12:00 〜 12:15
[SCG67-P06_PG] DONETデータを用いた海洋重力波の3年にわたる観測
ポスター講演3分口頭発表枠
キーワード:海洋重力波, 南海トラフ, DONET
海洋重力波(IG波)は、数分の周期と10数kmの波長を持つ長周期の波である。本研究では、南海トラフに設置されているDONETのデータのうち、広帯域地震計上下動記録と圧力計記録を用いて、IG波の検出を試みた。アレー解析の一つであるスラントスタックの手法用いて1日ごとの卓越するIG波を検出し、3年間の変化を見た。IG波のシグナルは海底変動と圧力変動が非常に良く一致しており、伝播速度は観測点の設置している海底の深さ2000mで予測される理論速度に一致している。
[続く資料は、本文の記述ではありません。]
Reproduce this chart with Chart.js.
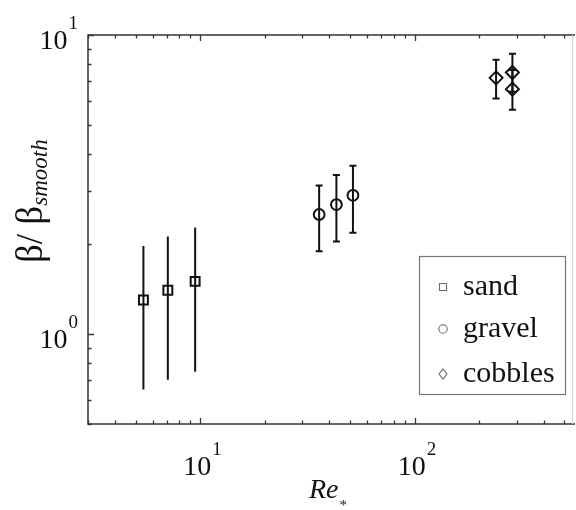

シグナルの強さは方位によって大きく異なる。台風のような嵐のような天候の日を除くと、IG波は東南方向から伝播してくる波、つまり、南海トラフの東南側の深い海を伝播し、トラフを横切る波が最も卓越する。最大振幅をもつIG波の到来方向は日によって南南東と東南東に別れる。南南東の到来方向を持つ波は東南東から伝播してくる波に比べ、より深い海を伝播するため長周期成分が卓越している。IG波の振幅は季節変化を示し、冬に高く夏に低い値をとる。台風の影響を見ると、台風の進路方向から入って来る波と、その波が海岸線で反射し海岸線と南海トラフを通る北東?東北東方向から来る波が生じているのが分かる。このような場合、北東?東北東方向からくる波の方が強い振幅を示すことが多く見られた。